PDA

View Full Version : SS: Losing a BIG contract



ufcrusher
08-09-2005, 01:51 PM
My wife works for a major defense contractor and they were waiting to hear on 2 major bids they had submitted to the government. Yesterday afternoon, they found out about the larger of the two contracts which was worth approximately $215 million dollars.

Lets just say their competitor (on this contract) is dancing in the streets.

They had put ALOT of time into this contract. LOTS.

Thesifer
08-09-2005, 03:12 PM
Gotta go with the lowest bidder :) Even if that means shotty work and slow completion times.

ufcrusher
08-09-2005, 03:28 PM
Gotta go with the lowest bidder :) Even if that means shotty work and slow completion times.

My wife's company was the lower bidder. Some other reasoning was used.

Thesifer
08-09-2005, 05:49 PM
Oh.. Then its not what you know.. Its who you know.. :D .. Does that one work?

cheapie
08-09-2005, 10:15 PM
or...no offense...the other company had a better value proposition. ;)

Maarchk
08-09-2005, 10:20 PM
dats crappy. I hope they get teh other one, and the first company that got the other contract does a crappy job and "never works in that town again"

mcs328
08-10-2005, 07:02 AM
is the other guy hiring? :)

believe it or now that happens too...people in a company that lose a contract just quit and work for the company that won the contract.

attgig
08-10-2005, 09:52 AM
is the other guy hiring? :)

believe it or now that happens too...people in a company that lose a contract just quit and work for the company that won the contract.

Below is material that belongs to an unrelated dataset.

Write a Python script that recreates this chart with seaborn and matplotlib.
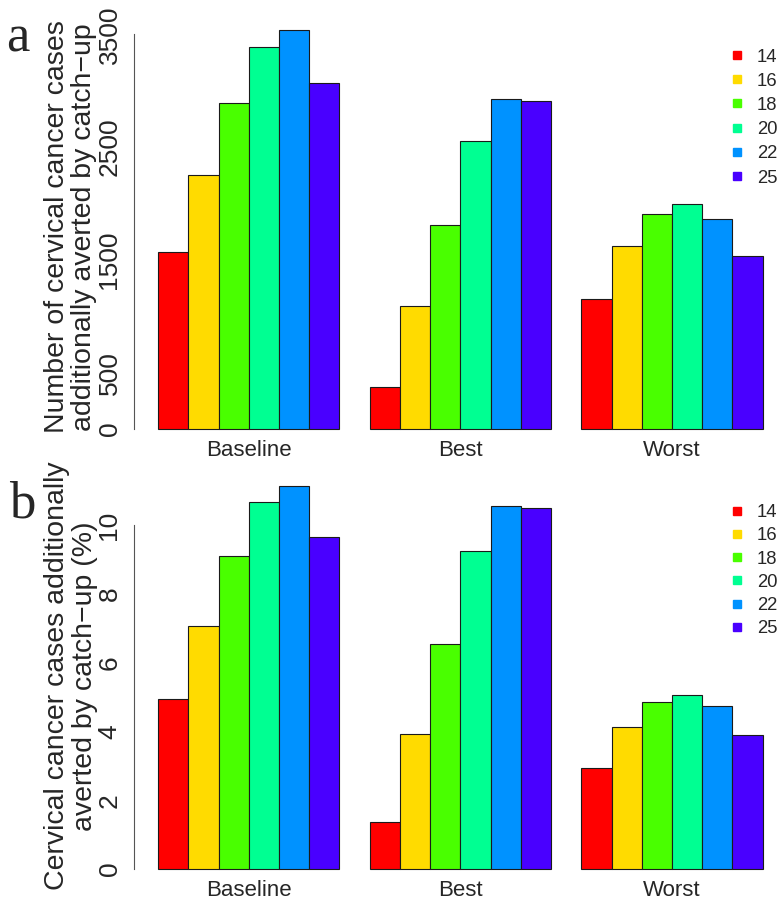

yup that happened to my cousin.

he used to work for company A. then moved to company B cuz they won some contract. then, they compete for another contract, that company A wins. his old boss at company A calls him up, and tells him to come back for this new project....

gwilks98
08-10-2005, 11:43 AM
sounds like dangerous grounds. I recall something like this happening before:
http://seattlepi.nwsource.com/business/199821_sears16.html

http://www.govexec.com/dailyfed/0105/010505g1.htm


Druyun, 57, was sentenced last fall after violating federal conflict of interest laws by negotiating a $250,000-a-year job with Boeing, the Pentagon's second largest contractor, while managing the Air Force's federal contracts. Druyun admitted to favoring Boeing in at least four separate contract negotiations, in exchange for jobs for her daughter and son-in-law


It could always be more politics. Sorry to hear about the little guy getting stepped on.